Evidence for the influence of Atticist lexica on non-literary papyri of the first three centuries CE
thesisposted on 28.03.2022, 01:00 authored by Emmanuel Roumanis
This study applies select lexical dicta of the Atticist lexicographer Phrynichus to the non-literary papyrological evidence of the first three centuries CE. I analyse the data gathered from this exercise to determine how far Atticistic usages (approved forms) penetrated the lexical choice of writers of non-literary papyri, and to ascertain the reliability of innovative words (condemned forms) in the same documents as evidence for linguistic change—either beginning or spreading from the spoken language. Additional documentary and literary comparanda are utilised to provide a fuller picture of the process of lexical change wherever the papyrological material is lacking or inadequate.
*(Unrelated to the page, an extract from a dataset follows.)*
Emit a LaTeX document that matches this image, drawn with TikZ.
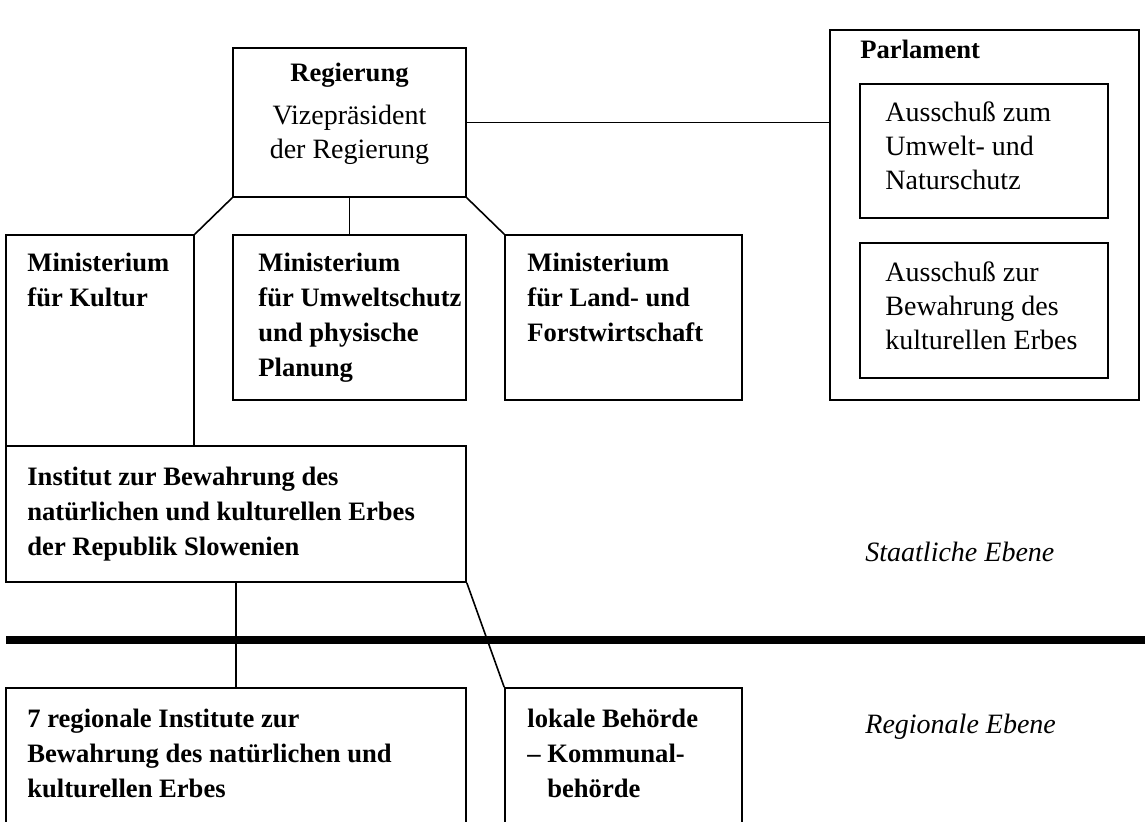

The theoretical issues surrounding the notions of the spoken and written languages are examined, with a particular emphasis on the register category of non-literary papyri. In order to approach more closely the hypothetical construct of the Koine vernacular, the proscriptions of Phrynichus are treated as evidence of lexical innovations that were more widespread in speech than in writing. These innovations, which according to the evidence we have at hand, were slow and gradual, could not more quickly manifest themselves in writing on account of the archaising tendencies arising from the Atticistic movement.